#### Source excerpt:
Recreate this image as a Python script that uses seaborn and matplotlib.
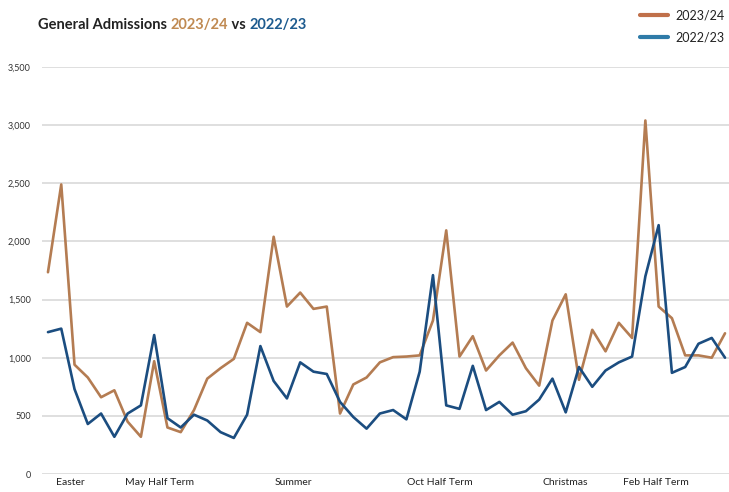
import matplotlib
matplotlib.use("Agg")
import matplotlib.pyplot as plt
import pandas as pd
import seaborn as sns

# weekly admissions, April to March
admissions_2324 = [1735, 2490, 940, 830, 660, 720, 450, 320, 970, 400,
                   360, 550, 820, 910, 990, 1300, 1220, 2040, 1440, 1560,
                   1420, 1440, 520, 770, 830, 960, 1005, 1010, 1020, 1320,
                   2095, 1010, 1185, 890, 1020, 1130, 910, 760, 1320, 1545,
                   810, 1240, 1055, 1300, 1170, 3040, 1440, 1340, 1020, 1020,
                   1000, 1210]
admissions_2223 = [1220, 1250, 730, 430, 520, 320, 520, 590, 1195, 480,
                   400, 510, 460, 360, 310, 510, 1100, 800, 650, 960,
                   880, 860, 620, 490, 390, 520, 550, 470, 880, 1710,
                   590, 560, 930, 550, 620, 510, 540, 640, 820, 530,
                   920, 750, 890, 960, 1010, 1700, 2140, 870, 920, 1120,
                   1170, 1000]
weeks = list(range(len(admissions_2324)))

holiday_labels = ["Easter", "May Half Term", "Summer", "Oct Half Term", "Christmas", "Feb Half Term"]
holiday_weeks = [1.7, 8.4, 18.5, 29.5, 39.0, 45.8]

ORANGE = "#b47c52"
BLUE = "#1b4d80"

df = pd.DataFrame({
    "week": weeks * 2,
    "admissions": admissions_2324 + admissions_2223,
    "season": ["2023/24"] * len(weeks) + ["2022/23"] * len(weeks),
})

sns.set_style("white")
plt.rcParams["font.family"] = ["Lato", "DejaVu Sans"]

fig = plt.figure(figsize=(7.29, 4.92), dpi=100)
ax = fig.add_axes([42 / 729, 1 - 474 / 492, 687 / 729, (474 - 67) / 492])

sns.lineplot(data=df, x="week", y="admissions", hue="season",
             palette={"2023/24": ORANGE, "2022/23": BLUE},
             linewidth=1.9, ax=ax, legend=False)

ax.set_xlim(-0.45, 51.3)
ax.set_ylim(0, 3500)
ax.set_yticks(range(0, 3501, 500))
ax.set_yticklabels([f"{v:,}" for v in range(0, 3501, 500)], fontsize=6.5, color="#333333")
ax.set_xticks(holiday_weeks)
ax.set_xticklabels(holiday_labels, fontsize=7.5, color="#222222")
ax.tick_params(axis="both", length=0)
ax.tick_params(axis="x", pad=3)
ax.tick_params(axis="y", pad=8)
ax.yaxis.grid(True, color="#d9d9d9", linewidth=1.2)
ax.xaxis.grid(False)
ax.set_xlabel("")
ax.set_ylabel("")
for s in ax.spines.values():
    s.set_visible(False)

# multicoloured title
renderer = fig.canvas.get_renderer()
x = 38 / 729
for piece, col in [("General Admissions ", "#222222"), ("2023/24", "#c08a52"),
                   (" vs ", "#222222"), ("2022/23", "#1d5b8f")]:
    t = fig.text(x, 1 - 25 / 492, piece, color=col, fontsize=10.5, fontweight="bold",
                 va="center", ha="left")
    bb = t.get_window_extent(renderer)
    x += bb.width / fig.bbox.width

# legend
for label, col, y in [("2023/24", "#c0704a", 15), ("2022/23", "#2f7ba8", 37)]:
    fig.add_artist(plt.Line2D([640 / 729, 668 / 729], [1 - y / 492] * 2, color=col, linewidth=3))
    fig.text(675 / 729, 1 - y / 492, label, fontsize=9, color="#222222", va="center", ha="left")

fig.savefig("out.png", dpi=100)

#### What you have to do:
Find every line that has "matplotlib" in it, then return those lines.

#### Response:
Recreate this image as a Python script that uses seaborn and matplotlib.
import matplotlib
matplotlib.use("Agg")
import matplotlib.pyplot as plt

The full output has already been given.